It was the striking picture of Mao Tse-Tung–with ‘slashes’ of black paint across his face–that caught my eye as I was perusing the CS Monitor this morning. And I was pleasantly surprised to discover that the image is actually from the cover of the latest book by Denise Chong, from my hometown of Vancouver.
Chong, an economist working for the Canadian government, changed careers in the 1980s and ended up an award-winning writer. She is also the author of The Girl in the Picture (2000), a biographical and historical account of Kim Phuc, the young girl whose screaming and naked image taken during the Vietnam War is still known around the world.
Chong’s much anticipated latest book is Egg on Mao: The Story of an Ordinary Man Who Defaced an Icon and Unmasked a Dictatorship, and it has already been getting some good reviews.
The Montreal Gazette calls the book a ‘gem,’ saying, ‘While telling this highly charged political story, Chong never loses sight of the human factor, nor of the toll that an authoritarian society takes on the individual.’ Meanwhile, the Quill and Quire also praises the book, noting: ‘Chong is a masterful storyteller. . . .Egg on Mao is a lovely and fascinating look at not only China, but also the power of friendship and human decency.’

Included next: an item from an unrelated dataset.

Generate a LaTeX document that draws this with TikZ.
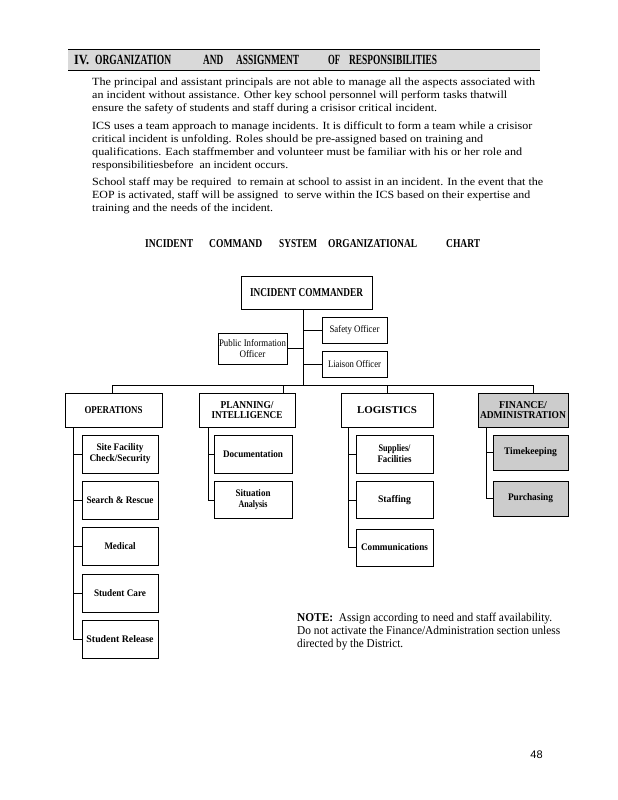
\documentclass[tikz,border=0pt]{standalone}
\usepackage{fontspec}
\setmainfont{Liberation Serif}
\newfontfamily\pgnumfont{Liberation Sans}
\usepackage{graphicx}
\newcommand{\fitw}[2]{\resizebox{#1}{\height}{#2}}
\tikzset{
  hdr/.style={font=\fontsize{14}{14}\selectfont\bfseries, inner sep=0pt, anchor=west},
  bodyline/.style={font=\fontsize{11}{13}\selectfont, inner sep=0pt, anchor=base west},
  ttl/.style={font=\fontsize{12}{12}\selectfont\bfseries, inner sep=0pt, anchor=west},
  noteline/.style={font=\fontsize{12}{13}\selectfont, inner sep=0pt, anchor=base west},
  cmdbox/.style={draw, line width=1pt, inner sep=0pt, align=center, font=\fontsize{12}{12}\selectfont\bfseries},
  staffbox/.style={draw, line width=1pt, inner sep=0pt, align=center, font=\fontsize{10}{11}\selectfont},
  sectbox/.style={draw, line width=1pt, inner sep=0pt, align=center, minimum height=34pt, font=\fontsize{10.5}{10.5}\selectfont\bfseries},
  subbox/.style={draw, line width=1pt, inner sep=0pt, align=center, font=\fontsize{10}{11}\selectfont\bfseries},
  greyfill/.style={fill=black!20},
  conn/.style={line width=1pt}
}
\begin{document}
\begin{tikzpicture}[x=1pt,y=-1pt]
\useasboundingbox (0,0) rectangle (618,800);
\fill[white] (0,0) rectangle (618,800);

% header band
\fill[black!15] (68,49) rectangle (540,70);
\draw[line width=0.8pt] (68,49) -- (540,49);
\draw[line width=0.8pt] (68,70) -- (540,70);
\node[hdr] (h1) at (74,60) {\fitw{15pt}{IV.}};
\node[hdr] (h2) at (95,60) {\fitw{76pt}{ORGANIZATION}};
\node[hdr] (h3) at (203,60) {\fitw{20pt}{AND}};
\node[hdr] (h4) at (236,60) {\fitw{63pt}{ASSIGNMENT}};
\node[hdr] (h5) at (328,60) {\fitw{12pt}{OF}};
\node[hdr] (h6) at (349,60) {\fitw{88pt}{RESPONSIBILITIES}};

% body text
\node[bodyline] (p1a) at (92,85) {\fitw{443pt}{The principal and assistant principals are not able to manage all the aspects associated with}};
\node[bodyline] (p1b) at (92,98) {\fitw{415pt}{an incident without assistance. Other key school personnel will perform tasks thatwill}};
\node[bodyline] (p1c) at (92,111) {\fitw{345pt}{ensure the safety of students and staff during a crisisor critical incident.}};
\node[bodyline] (p2a) at (92,129) {\fitw{440pt}{ICS uses a team approach to manage incidents. It is difficult to form a team while a crisisor}};
\node[bodyline] (p2b) at (92,142) {\fitw{391pt}{critical incident is unfolding. Roles should be pre-assigned based on training and}};
\node[bodyline] (p2c) at (92,155) {\fitw{430pt}{qualifications. Each staffmember and volunteer must be familiar with his or her role and}};
\node[bodyline] (p2d) at (92,168) {\fitw{196pt}{responsibilitiesbefore \ an incident occurs.}};
\node[bodyline] (p3a) at (92,185) {\fitw{451pt}{School staff may be required \ to remain at school to assist in an incident. In the event that the}};
\node[bodyline] (p3b) at (92,198) {\fitw{438pt}{EOP is activated, staff will be assigned \ to serve within the ICS based on their expertise and}};
\node[bodyline] (p3c) at (92,211) {\fitw{181pt}{training and the needs of the incident.}};

% chart title
\node[ttl] (t1) at (145,244) {\fitw{48pt}{INCIDENT}};
\node[ttl] (t2) at (209,244) {\fitw{53pt}{COMMAND}};
\node[ttl] (t3) at (279,244) {\fitw{38pt}{SYSTEM}};
\node[ttl] (t4) at (328,244) {\fitw{89pt}{ORGANIZATIONAL}};
\node[ttl] (t5) at (446,244) {\fitw{34pt}{CHART}};

% command staff
\node[cmdbox, minimum width=131pt, minimum height=33pt] (ic) at (306.5,292.5) {\fitw{113pt}{INCIDENT COMMANDER}};
\node[staffbox, minimum width=65pt, minimum height=26pt] (saf) at (354.5,330) {\fitw{50pt}{Safety Officer}};
\node[staffbox, minimum width=65pt, minimum height=26pt] (lia) at (354.5,364) {\fitw{53pt}{Liaison Officer}};
\node[staffbox, minimum width=69pt, minimum height=31pt] (pio) at (252.5,348.5) {\fitw{67pt}{Public Information}\\\fitw{26pt}{Officer}};

% sections
\node[sectbox, minimum width=97pt] (ops) at (113.5,410) {\fitw{58pt}{OPERATIONS}};
\node[sectbox, minimum width=96pt] (pln) at (247,410) {\fitw{53pt}{PLANNING/}\\\fitw{71pt}{INTELLIGENCE}};
\node[sectbox, minimum width=92pt] (lgs) at (387,410) {\fitw{60pt}{LOGISTICS}};
\node[sectbox, greyfill, minimum width=90pt] (fin) at (523,410) {\fitw{48pt}{FINANCE/}\\\fitw{86pt}{ADMINISTRATION}};

% operations units
\node[subbox, minimum width=76pt, minimum height=38pt] (sfc) at (120,454) {\fitw{47pt}{Site Facility}\\\fitw{61pt}{Check/Security}};
\node[subbox, minimum width=76pt, minimum height=38pt] (snr) at (120,500) {\fitw{67pt}{Search \& Rescue}};
\node[subbox, minimum width=76pt, minimum height=38pt] (med) at (120,546) {\fitw{31pt}{Medical}};
\node[subbox, minimum width=76pt, minimum height=38pt] (stc) at (120,593) {\fitw{52pt}{Student Care}};
\node[subbox, minimum width=76pt, minimum height=38pt] (str) at (120,639) {\fitw{67pt}{Student Release}};

% planning units
\node[subbox, minimum width=78pt, minimum height=38pt] (doc) at (253,454) {\fitw{60pt}{Documentation}};
\node[subbox, minimum width=78pt, minimum height=37pt] (sit) at (253,500) {\fitw{35pt}{Situation}\\\fitw{29pt}{Analysis}};

% logistics units
\node[subbox, minimum width=77pt, minimum height=38pt] (sup) at (394.5,454) {\fitw{32pt}{Supplies/}\\\fitw{34pt}{Facilities}};
\node[subbox, minimum width=77pt, minimum height=37pt] (stf) at (394.5,500) {\fitw{33pt}{Staffing}};
\node[subbox, minimum width=77pt, minimum height=37pt] (com) at (394.5,547.5) {\fitw{67pt}{Communications}};

% finance units
\node[subbox, greyfill, minimum width=75pt, minimum height=35pt] (tmk) at (530.5,452.5) {\fitw{53pt}{Timekeeping}};
\node[subbox, greyfill, minimum width=75pt, minimum height=35pt] (pur) at (530.5,498.5) {\fitw{45pt}{Purchasing}};

% command connectors
\coordinate (tr) at (303,385);
\draw[conn] (ic.south -| tr) -- (tr);
\draw[conn] (saf.west) -- (saf.west -| tr);
\draw[conn] (lia.west) -- (lia.west -| tr);
\draw[conn] (pio.east) -- (pio.east -| tr);

\coordinate (b1) at (112,385);
\coordinate (b2) at (283,385);
\coordinate (b3) at (387,385);
\coordinate (b4) at (533,385);
\draw[conn] (b1 |- ops.north) -- (b1) -- (b4) -- (b4 |- fin.north);
\draw[conn] (b2) -- (b2 |- pln.north);
\draw[conn] (b3) -- (b3 |- lgs.north);

% operations tree
\coordinate (oc) at (73,0);
\draw[conn] (ops.south -| oc) -- (oc |- str.west) -- (str.west);
\draw[conn] (sfc.west) -- (sfc.west -| oc);
\draw[conn] (snr.west) -- (snr.west -| oc);
\draw[conn] (med.west) -- (med.west -| oc);
\draw[conn] (stc.west) -- (stc.west -| oc);

% planning tree
\coordinate (pc) at (208,0);
\draw[conn] (pln.south -| pc) -- (pc |- sit.west) -- (sit.west);
\draw[conn] (doc.west) -- (doc.west -| pc);

% logistics tree
\coordinate (lc) at (348,0);
\draw[conn] (lgs.south -| lc) -- (lc |- com.west) -- (com.west);
\draw[conn] (sup.west) -- (sup.west -| lc);
\draw[conn] (stf.west) -- (stf.west -| lc);

% finance tree
\coordinate (fc) at (486,0);
\draw[conn] (fin.south -| fc) -- (fc |- pur.west) -- (pur.west);
\draw[conn] (tmk.west) -- (tmk.west -| fc);

% note
\node[noteline] (n1) at (297,621) {\fitw{255pt}{\textbf{NOTE:}\enspace Assign according to need and staff availability.}};
\node[noteline] (n2) at (297,634) {\fitw{263pt}{Do not activate the Finance/Administration section unless}};
\node[noteline] (n3) at (297,647) {\fitw{106pt}{directed by the District.}};

% page number
\node[font=\pgnumfont\fontsize{11}{11}\selectfont, inner sep=0pt] (pg) at (536.5,755) {48};
\end{tikzpicture}
\end{document}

Egg on Mao is, like The Girl in the Picture, a historical and biographical tale centered on Lu Decheng, a rural bus mechanic who in 1989, along with two friends, infamously defamed a portrait of Mao Tse-tung in Tiananmen Square with paint-filled eggs. The Canadian Newswire describes the account as an exploration of ‘whether repression and imprisonment, or even time itself, can douse the flame of desire for human rights.’